# WHAT IS BEING ASKED:
The material below has pictures in it. Set down only the lines from the line containing "Rebuild this diagram" through the line containing "(0,0) rectangle (1199,704);", word for word, and leave the pictures behind.

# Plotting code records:
-- -- --
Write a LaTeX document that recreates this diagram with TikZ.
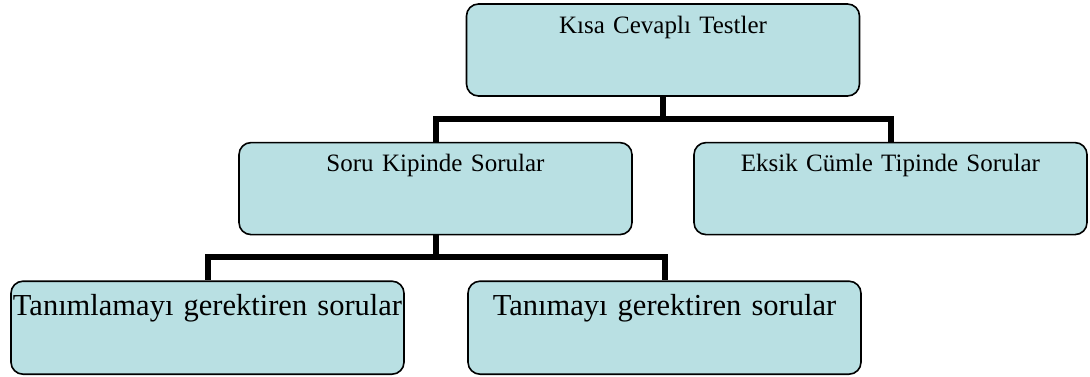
\documentclass[tikz,border=0pt]{standalone}
\usepackage{fontspec}
\setmainfont{Liberation Serif}
\usepackage{xcolor}
\usetikzlibrary{positioning}
\definecolor{boxfill}{RGB}{185,224,227}

\begin{document}
\begin{tikzpicture}[-,thick,node distance=45pt,
    box node/.style={rectangle,rounded corners=12pt,draw,line width=1.6pt,fill=boxfill,inner sep=0pt,text width=393pt,align=center,text height=29pt,text depth=63pt,font=\fontsize{25}{29}\selectfont},
    big node/.style={box node,font=\fontsize{30.5}{34}\selectfont,text height=34pt,text depth=59pt},
    link/.style={line width=6pt}]

            \useasboundingbox (0,0) rectangle (1090pt,-376pt);

            \node[box node] (1) at (663pt,-50pt) {Kısa Cevaplı Testler};
            \node[box node] (2) [below=of 1, xshift=-227.5pt] {Soru Kipinde Sorular};
            \node[box node] (3) [below=of 1, xshift=227.5pt] {Eksik Cümle Tipinde Sorular};
            \node[big node] (4) [below=of 2, xshift=-228pt] {Tanımlamayı gerektiren sorular};
            \node[big node] (5) [below=of 2, xshift=229pt] {Tanımayı gerektiren sorular};

            \draw[link] (1.south) -- ++(0,-22pt) coordinate (a);
            \draw[link] (a) -| (2.north);
            \draw[link] (a) -| (3.north);
            \draw[link] (2.south) -- ++(0,-22pt) coordinate (b);
            \draw[link] (b) -| (4.north);
            \draw[link] (b) -| (5.north);

            ;
        \end{tikzpicture}
\end{document}
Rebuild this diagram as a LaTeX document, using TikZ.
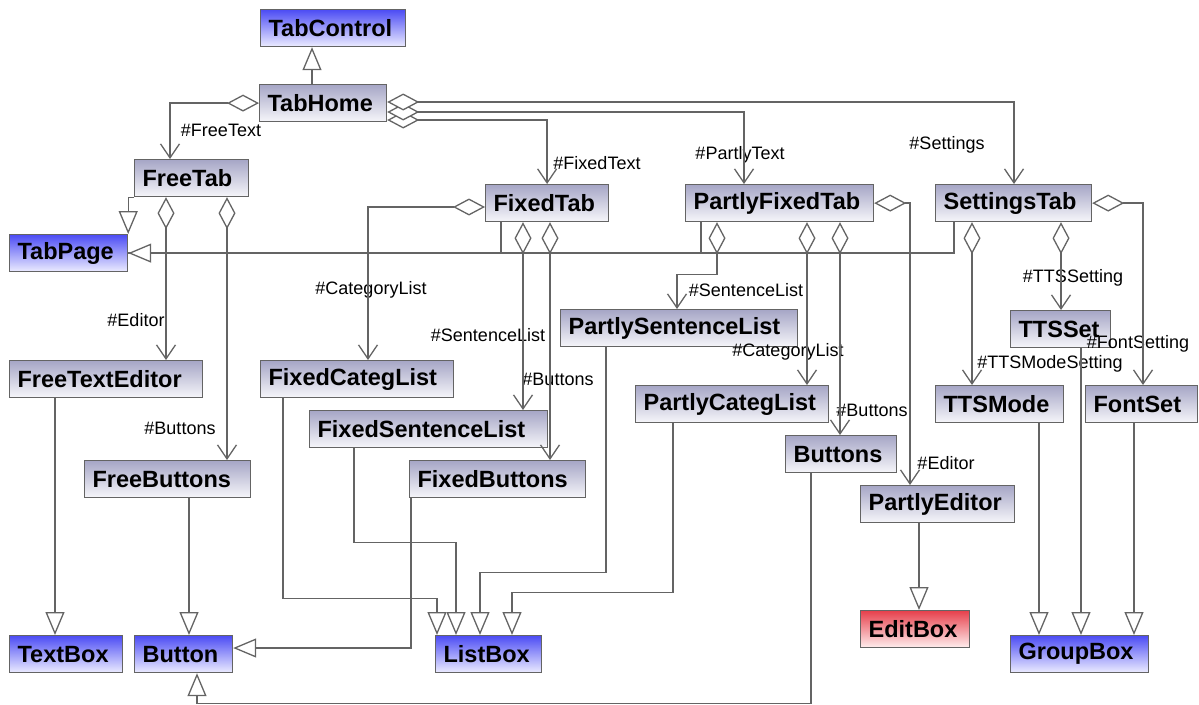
\documentclass[tikz,border=0pt]{standalone}
\usepackage{fontspec}
\setmainfont{Liberation Sans}
\usetikzlibrary{arrows.meta}
\definecolor{umline}{HTML}{646464}
\definecolor{umclstop}{HTML}{A6A6C6}
\definecolor{umclsbot}{HTML}{F6F6FA}
\definecolor{umlibtop}{HTML}{4C4CF4}
\definecolor{umlibbot}{HTML}{ECECFF}
\definecolor{umedtop}{HTML}{E6404C}
\definecolor{umedbot}{HTML}{FFEEEE}

\begin{document}
\begin{tikzpicture}[
  x=1pt, y=-1pt,
  cls/.style={draw=umline, line width=1.2pt, anchor=north west,
              top color=umclstop, bottom color=umclsbot,
              minimum height=37pt, inner xsep=8pt, inner ysep=0pt, align=left,
              font=\fontsize{23.5}{26}\selectfont\bfseries},
  lib/.style={cls, top color=umlibtop, bottom color=umlibbot},
  red/.style={cls, top color=umedtop, bottom color=umedbot},
  lbl/.style={font=\fontsize{18}{20}\selectfont, inner sep=0pt},
  conn/.style={draw=umline, line width=1.3pt},
  agg/.style={conn, arrows={Diamond[fill=white,length=32pt,width=17pt]-Straight Barb[length=14pt,width=19pt]}},
  inh/.style={conn, arrows={-Triangle[fill=white,length=23pt,width=19pt]}},
]
  \useasboundingbox (0,0) rectangle (1199,704);

  % classes
  \node[lib, text width=129pt] (tabctrl)  at (260,9)    {TabControl};
  \node[cls, text width=111pt] (tabhome)  at (259,84)   {TabHome};
  \node[cls, text width=98pt]  (freetab)  at (134,159)  {FreeTab};
  \node[lib, text width=102pt] (tabpage)  at (9,234)    {TabPage};
  \node[cls, text width=107pt] (fixtab)   at (485,184)  {FixedTab};
  \node[cls, text width=172pt] (pftab)    at (685,184)  {PartlyFixedTab};
  \node[cls, text width=140pt] (settab)   at (935,184)  {SettingsTab};
  \node[cls, text width=177pt] (fteditor) at (9,360)    {FreeTextEditor};
  \node[cls, text width=150pt] (freebtn)  at (84,460)   {FreeButtons};
  \node[cls, text width=177pt] (fcateg)   at (260,360)  {FixedCategList};
  \node[cls, text width=222pt] (fsent)    at (309,410)  {FixedSentenceList};
  \node[cls, text width=160pt] (fbtn)     at (409,460)  {FixedButtons};
  \node[cls, text width=221pt] (psent)    at (560,309)  {PartlySentenceList};
  \node[cls, text width=177pt] (pcateg)   at (635,385)  {PartlyCategList};
  \node[cls, text width=95pt]  (pbtn)     at (785,435)  {Buttons};
  \node[cls, text width=138pt] (peditor)  at (860,485)  {PartlyEditor};
  \node[cls, text width=84pt]  (ttsset)   at (1010,310) {TTSSet};
  \node[cls, text width=112pt] (ttsmode)  at (935,385)  {TTSMode};
  \node[cls, text width=96pt]  (fontset)  at (1085,385) {FontSet};
  \node[lib, text width=97pt]  (textbox)  at (9,635)    {TextBox};
  \node[lib, text width=82pt]  (button)   at (134,635)  {Button};
  \node[lib, text width=90pt]  (listbox)  at (435,635)  {ListBox};
  \node[red, text width=93pt]  (editbox)  at (860,610)  {EditBox};
  \node[lib, text width=122pt] (groupbox) at (1010,635) {GroupBox};

  % labels
  \node[lbl] (lfreetext)  at (221,130)  {\#FreeText};
  \node[lbl] (lfixedtext) at (597,163)  {\#FixedText};
  \node[lbl] (lpartly)    at (740,155)  {\#PartlyText};
  \node[lbl] (lsettings)  at (947,145)  {\#Settings};
  \node[lbl] (lfeditor)   at (136,320)  {\#Editor};
  \node[lbl] (lfbuttons)  at (180,428)  {\#Buttons};
  \node[lbl] (lfxcateg)   at (371,290)  {\#CategoryList};
  \node[lbl] (lfxsent)    at (488,335)  {\#SentenceList};
  \node[lbl] (lfxbuttons) at (558,379)  {\#Buttons};
  \node[lbl] (lpsent)     at (746,290)  {\#SentenceList};
  \node[lbl] (lpcateg)    at (788,352)  {\#CategoryList};
  \node[lbl] (lpbuttons)  at (872,410)  {\#Buttons};
  \node[lbl] (lpeditor)   at (946,463)  {\#Editor};
  \node[lbl] (lttsset)    at (1073,278) {\#TTSSetting};
  \node[lbl] (lttsmode)   at (1050,364) {\#TTSModeSetting};
  \node[lbl] (lfontset)   at (1138,344) {\#FontSetting};

  % inheritance
  \draw[inh] (tabhome.north -| 312,0) -- (tabctrl.south -| 312,0);
  \draw[inh] (freetab.south west) -| (tabpage.north east);
  \draw[conn] (fixtab.south -| 501,0) |- (tabpage.east);
  \draw[conn] (pftab.south -| 701,0) |- (tabpage.east);
  \draw[inh] (settab.south -| 954,0) |- (tabpage.east);
  \draw[inh] (fteditor.south -| 55,0) -- (textbox.north -| 55,0);
  \draw[inh] (freebtn.south -| 189,0) -- (button.north -| 189,0);
  \draw[inh] (fbtn.south -| 411,0) |- (button.east |- 0,648);
  \draw[inh] (pbtn.south -| 811,0) -- ++(0,230) -| (button.south -| 197,0);
  \draw[inh] (fcateg.south -| 283,0) -- ++(0,200) -| (listbox.north -| 437,0);
  \draw[inh] (fsent.south -| 354,0) -- ++(0,94) -| (listbox.north -| 456,0);
  \draw[inh] (psent.south -| 606,0) -- ++(0,225) -| (listbox.north -| 480,0);
  \draw[inh] (pcateg.south -| 673,0) -- ++(0,169) -| (listbox.north -| 512,0);
  \draw[inh] (peditor.south -| 919,0) -- (editbox.north -| 919,0);
  \draw[inh] (ttsmode.south -| 1039,0) -- (groupbox.north -| 1039,0);
  \draw[inh] (ttsset.south -| 1081,0) -- (groupbox.north -| 1081,0);
  \draw[inh] (fontset.south -| 1134,0) -- (groupbox.north -| 1134,0);

  % aggregation
  \draw[agg] (tabhome.west) -| (freetab.north -| 170,0);
  \draw[agg] (tabhome.east |- 0,120) -| (fixtab.north);
  \draw[agg] (tabhome.east |- 0,112) -| (pftab.north -| 744,0);
  \draw[agg] (tabhome.east |- 0,102) -| (settab.north -| 1014,0);
  \draw[agg] (freetab.south -| 166,0) -- (fteditor.north -| 166,0);
  \draw[agg] (freetab.south -| 227,0) -- (freebtn.north -| 227,0);
  \draw[agg] (fixtab.west |- 0,207) -| (fcateg.north -| 368,0);
  \draw[agg] (fixtab.south -| 523,0) -- (fsent.north -| 523,0);
  \draw[agg] (fixtab.south -| 550,0) -- (fbtn.north -| 550,0);
  \draw[agg] (pftab.south -| 717,0) -- ++(0,52) -| (psent.north -| 677,0);
  \draw[agg] (pftab.south -| 807,0) -- (pcateg.north -| 807,0);
  \draw[agg] (pftab.south -| 840,0) -- (pbtn.north -| 840,0);
  \draw[agg] (pftab.east) -| (peditor.north -| 910,0);
  \draw[agg] (settab.south -| 972,0) -- (ttsmode.north -| 972,0);
  \draw[agg] (settab.south -| 1061,0) -- (ttsset.north -| 1061,0);
  \draw[agg] (settab.east) -| (fontset.north -| 1143,0);
\end{tikzpicture}
\end{document}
-- -- --
# RESULT OF THIS EXERCISE:
Rebuild this diagram as a LaTeX document, using TikZ.
\documentclass[tikz,border=0pt]{standalone}
\usepackage{fontspec}
\setmainfont{Liberation Sans}
\usetikzlibrary{arrows.meta}
\definecolor{umline}{HTML}{646464}
\definecolor{umclstop}{HTML}{A6A6C6}
\definecolor{umclsbot}{HTML}{F6F6FA}
\definecolor{umlibtop}{HTML}{4C4CF4}
\definecolor{umlibbot}{HTML}{ECECFF}
\definecolor{umedtop}{HTML}{E6404C}
\definecolor{umedbot}{HTML}{FFEEEE}

\begin{document}
\begin{tikzpicture}[
  x=1pt, y=-1pt,
  cls/.style={draw=umline, line width=1.2pt, anchor=north west,
              top color=umclstop, bottom color=umclsbot,
              minimum height=37pt, inner xsep=8pt, inner ysep=0pt, align=left,
              font=\fontsize{23.5}{26}\selectfont\bfseries},
  lib/.style={cls, top color=umlibtop, bottom color=umlibbot},
  red/.style={cls, top color=umedtop, bottom color=umedbot},
  lbl/.style={font=\fontsize{18}{20}\selectfont, inner sep=0pt},
  conn/.style={draw=umline, line width=1.3pt},
  agg/.style={conn, arrows={Diamond[fill=white,length=32pt,width=17pt]-Straight Barb[length=14pt,width=19pt]}},
  inh/.style={conn, arrows={-Triangle[fill=white,length=23pt,width=19pt]}},
]
  \useasboundingbox (0,0) rectangle (1199,704);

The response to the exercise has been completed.